In social psychology, this process of attributing a reason to someone else’s behaviour is called attribution. We do this all the time. And it turns out we can make quite a few mistakes during attribution, called attribution errors. One of these is called the fundamental attribution error or the correspondence bias. The name doesn’t really matter unless you’re a psychologist, but understanding what it is can help us to be more understanding of people, and improve our relationships.

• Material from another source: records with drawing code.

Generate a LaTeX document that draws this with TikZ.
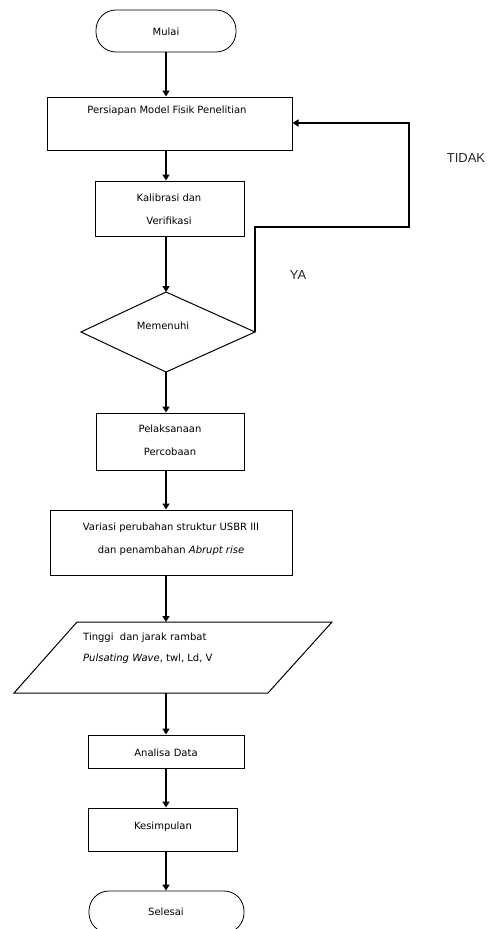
\documentclass[tikz,border=0pt]{standalone}
\usepackage{fontspec}
\setmainfont{DejaVu Sans}
\newfontfamily\labfont{Liberation Sans}
\usetikzlibrary{arrows.meta}
\tikzset{
  boxst/.style={draw, line width=1pt, rectangle, inner sep=0pt},
  termst/.style={draw, line width=0.8pt, rectangle, rounded corners=20pt, inner sep=0pt},
  txt/.style={font=\fontsize{10}{23}\selectfont, align=center, inner sep=0pt},
  labst/.style={font=\labfont\fontsize{13}{15}\selectfont, inner sep=0pt, text=black!85},
  arr/.style={line width=2pt, -{Triangle[width=7pt,length=6pt]}},
  arrk/.style={line width=2.8pt, -{Triangle[width=7pt,length=6pt]}},
}
\begin{document}
\begin{tikzpicture}[x=1pt,y=-1pt]
\useasboundingbox (0,0) rectangle (490,929);
% terminals and boxes
\node[termst, minimum width=140pt, minimum height=42pt] (mulai) at (166,31) {};
\node[txt] (tmulai) at (166,32) {Mulai};
\node[boxst, minimum width=245pt, minimum height=53pt] (persiapan) at (169.5,123.5) {};
\node[txt] (tpersiapan) at (167,111) {Persiapan Model Fisik Penelitian};
\node[boxst, minimum width=149pt, minimum height=55pt] (kalibrasi) at (169.5,208.5) {};
\node[txt] (tkalibrasi) at (169,209.5) {Kalibrasi dan\\Verifikasi};
% diamond
\coordinate (dtop) at (166,292);
\coordinate (dleft) at (81,332);
\coordinate (dright) at (255,332);
\coordinate (dbot) at (166,372);
\draw[line width=1pt] (dtop) -- (dright) -- (dbot) -- (dleft) -- cycle;
\node[txt] (tmemenuhi) at (163,326) {Memenuhi};
\node[boxst, minimum width=148pt, minimum height=57pt] (pelaksanaan) at (170,441.5) {};
\node[txt] (tpelaksanaan) at (170,440) {Pelaksanaan\\Percobaan};
\node[boxst, minimum width=242pt, minimum height=65pt] (variasi) at (171,542.5) {};
\node[txt] (tvariasi) at (171,539) {Variasi perubahan struktur USBR III\\dan penambahan \textit{Abrupt rise}};
% parallelogram
\coordinate (ptl) at (77,622);
\coordinate (ptr) at (332,622);
\coordinate (pbr) at (268,693);
\coordinate (pbl) at (14,693);
\coordinate (ptop) at (166,622);
\coordinate (pbot) at (166,693);
\draw[line width=1pt] (ptl) -- (ptr) -- (pbr) -- (pbl) -- cycle;
\node[txt, font=\fontsize{10}{21}\selectfont, align=left, anchor=west] (tpara) at (83,648.5) {Tinggi\ \ dan jarak rambat\\\textit{Pulsating Wave}, twl, Ld, V};
\node[boxst, minimum width=156pt, minimum height=33pt] (analisa) at (166,751.5) {};
\node[txt] (tanalisa) at (166,753) {Analisa Data};
\node[boxst, minimum width=149pt, minimum height=43pt] (kesimpulan) at (162.5,829.5) {};
\node[txt] (tkesimpulan) at (163,827) {Kesimpulan};
\node[termst, minimum width=155pt, minimum height=42pt] (selesai) at (166.5,912) {};
\node[txt] (tselesai) at (166,912) {Selesai};
% labels
\node[labst] (tidak) at (466,158) {TIDAK};
\node[labst] (ya) at (298,275) {YA};
% connectors
\draw[arr] (mulai.south -| dtop) -- (persiapan.north -| dtop);
\draw[arrk] (persiapan.south -| dtop) -- (kalibrasi.north -| dtop);
\draw[arrk] (kalibrasi.south -| dtop) -- (dtop);
\draw[arrk] (dbot) -- (pelaksanaan.north -| dtop);
\draw[arr] (pelaksanaan.south -| dtop) -- (variasi.north -| dtop);
\draw[arrk] (variasi.south -| dtop) -- (ptop);
\draw[arrk] (pbot) -- (analisa.north -| dtop);
\draw[arr] (analisa.south -| dtop) -- (kesimpulan.north -| dtop);
\draw[arr] (kesimpulan.south -| dtop) -- (selesai.north -| dtop);
\coordinate (f1) at (255,227);
\coordinate (f2) at (409,227);
\coordinate (f3) at (409,123);
\draw[line width=2.4pt, -{Triangle[width=7pt,length=6pt]}] (dright) -- (f1) -- (f2) -- (f3) -- (persiapan.east |- f3);
\end{tikzpicture}
\end{document}
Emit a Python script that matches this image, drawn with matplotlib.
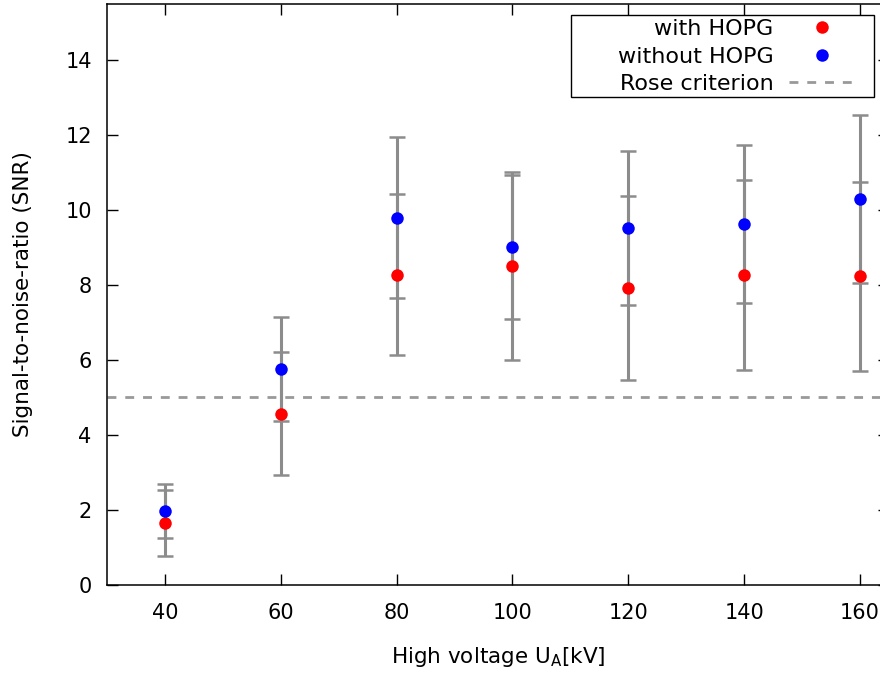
import matplotlib
matplotlib.use('Agg')
import matplotlib.pyplot as plt
from matplotlib.patches import Rectangle

voltage = [40, 60, 80, 100, 120, 140, 160]

snr_with = [1.65, 4.56, 8.27, 8.51, 7.91, 8.27, 8.23]
err_with = [0.88, 1.64, 2.14, 2.50, 2.45, 2.53, 2.52]

snr_without = [1.97, 5.76, 9.79, 9.01, 9.52, 9.63, 10.29]
err_without = [0.72, 1.38, 2.14, 1.92, 2.05, 2.10, 2.23]

rose = 5

plt.rcParams['font.family'] = ['DejaVu Sans']

W, H = 880, 673
fig = plt.figure(figsize=(W / 100, H / 100), dpi=100)
ax = fig.add_axes([107 / W, 88 / H, 782 / W, 581.5 / H])

bar_style = dict(fmt='none', ecolor='#8c8c8c', elinewidth=2.2, capsize=5.8, capthick=1.8, zorder=2)
ax.errorbar(voltage, snr_with, yerr=err_with, **bar_style)
ax.errorbar(voltage, snr_without, yerr=err_without, **bar_style)

ax.plot(voltage, snr_with, 'o', color='red', ms=9, mec='none', label='with HOPG', zorder=3)
ax.plot(voltage, snr_without, 'o', color='blue', ms=9, mec='none', label='without HOPG', zorder=3)
ax.axhline(rose, color='#999999', lw=2, ls=(0, (3.2, 3.2)), label='Rose criterion', zorder=1)

ax.set_xlim(30, 165)
ax.set_ylim(0, 15.5)
ax.set_xticks(voltage)
ax.set_yticks(range(0, 15, 2))
ax.tick_params(direction='in', length=8, width=1, labelsize=15, top=True, right=True)
ax.tick_params(axis='x', pad=13)
ax.tick_params(axis='y', pad=11)
for s in ax.spines.values():
    s.set_linewidth(1.1)

ax.set_xlabel('High voltage U$_\\mathrm{A}$[kV]', fontsize=15.5, labelpad=16)
ax.set_ylabel('Signal-to-noise-ratio (SNR)', fontsize=15.5, labelpad=23)

# gnuplot style key box: text right aligned, sample on the right
ax.add_patch(Rectangle((571 / W, 1 - 97 / H), 303 / W, 82 / H, transform=fig.transFigure,
                       facecolor='white', edgecolor='black', lw=1.0, zorder=4, clip_on=False))
leg = ax.legend(loc='upper right', bbox_to_anchor=(858 / W, 1 - 17 / H),
                bbox_transform=fig.transFigure, markerfirst=False, fontsize=16,
                frameon=False, handlelength=3.0, handletextpad=0.7,
                borderpad=0.1, labelspacing=0.33, borderaxespad=0, numpoints=1)
leg.set_zorder(5)

fig.savefig('out.png', dpi=100)
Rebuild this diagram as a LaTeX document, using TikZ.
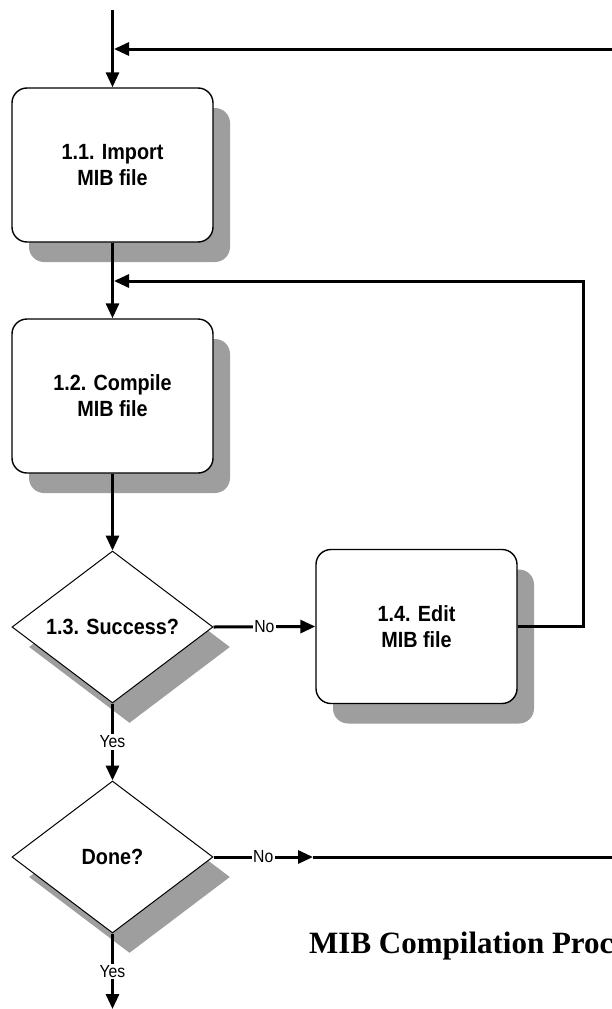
\documentclass[tikz,border=0pt]{standalone}
\usepackage{fontspec}
\setmainfont{Liberation Sans}
\newfontfamily\titlefont{Liberation Serif}
\newfontfamily\boxfont[FakeStretch=0.9]{Liberation Sans}
\usetikzlibrary{arrows.meta,shapes.geometric,shadows}

\begin{document}
\begin{tikzpicture}[x=1pt,y=-1pt,
  shdw/.style={drop shadow={shadow xshift=17pt,shadow yshift=-20pt,fill=black!38,opacity=1}},
  proc/.style={draw,line width=1.4pt,rounded corners=15pt,minimum width=201pt,minimum height=154pt,
    fill=white,align=center,font=\boxfont\bfseries\fontsize{22}{26}\selectfont,inner sep=0pt,shdw},
  dec/.style={draw,line width=1pt,diamond,minimum width=201pt,minimum height=152pt,
    fill=white,font=\boxfont\bfseries\fontsize{22}{26}\selectfont,inner sep=0pt,shdw},
  conn/.style={line width=3pt,-{Triangle[length=15pt,width=13pt]}},
  wire/.style={line width=3pt},
  lbl/.style={fill=white,inner sep=1.5pt,font=\boxfont\fontsize{17.5}{20}\selectfont}
]
\useasboundingbox (0,0) rectangle (612,1009);
\clip (0,0) rectangle (612,1009);

% nodes
\node[proc] (imp) at (112.5,165) {1.1. Import\\MIB file};
\node[proc] (comp) at (112.5,396) {1.2. Compile\\MIB file};
\node[dec] (succ) at (112.5,627) {1.3. Success?};
\node[proc] (edit) at (416.5,626.5) {1.4. Edit\\MIB file};
\node[dec] (done) at (112.5,857) {Done?};
\node[anchor=base west,inner sep=0pt,font=\titlefont\bfseries\fontsize{31}{36}\selectfont] (title) at (309,953) {MIB Compilation Proc};

% coordinates
\coordinate (top) at (112.5,10);
\coordinate (fb1) at (612,49);
\coordinate (j1) at (114,49);
\coordinate (j2) at (114,281);
\coordinate (rc) at (583,281);
\coordinate (m2) at (313,857);
\coordinate (fb2) at (612,857);
\coordinate (bot) at (112.5,1009);

% connectors
\draw[conn] (top) -- (imp.north);
\draw[conn] (fb1) -- (j1);
\draw[conn] (imp.south) -- (comp.north);
\draw[conn] (edit.east) -| (rc) -- (j2);
\draw[conn] (comp.south) -- (succ.north);
\draw[conn] (succ.east) -- node[lbl]{No} (edit.west);
\draw[conn] (succ.south) -- node[lbl]{Yes} (done.north);
\draw[conn] (done.east) -- node[lbl]{No} (m2);
\draw[wire] (m2) -- (fb2);
\draw[conn] (done.south) -- node[lbl]{Yes} (bot);
\end{tikzpicture}
\end{document}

The fundamental attribution error occurs when we observe someone else’s behaviour and decide that the cause of that behaviour is internal, not external. That is, we decide that Joe doesn’t care enough about group meetings to be on time and Sara is a grumpy sourpuss. These are stable, internal dispositions. In contrast, we could’ve decided that Jim was sick and woke late or that Sara just got a scolding from the teacher and was upset. Those are external circumstances. When we attribute someone’s behaviour to the former instead of the latter, we might be falling into the trap known as the fundamental attribution error. The trouble with this, of course, is that people do often act in ways that aren’t really them. They might just be going through a difficult time or be feeling sick or having one of those irritating days when the breakfast was burnt, and you slipped and hit your elbow, then forgot your bag on the way to the bus, had to go back to get it, and then got late to school/ work. We often behave in ways we don’t really mean, too—and it would be nice if people didn’t judge us on the basis of one bad day.
All in all, it makes sense to give others the benefit of the doubt, within limits. We can decide to be more compassionate by deliberately avoiding the pesky correspondence bias. The first step to doing this is to recognise the instances when we make this error. The second step is to evaluate whether that instance truly calls for a firm evaluation of the internal nature of the person you’re observing. This is especially necessary if the evaluation you were about to make was negative in nature, as that is likely to negatively affect your relationship with that person. If you think you don’t have enough reason to infer something about
someone from one incident, then the next step is to actively shift from thinking that this person is [insert appropriate description], and instead think along the lines of, “They’re probably not normally like that. I’ll wait for more examples of such behaviour before I decide.” Because chances are, they were probably just having a bad day.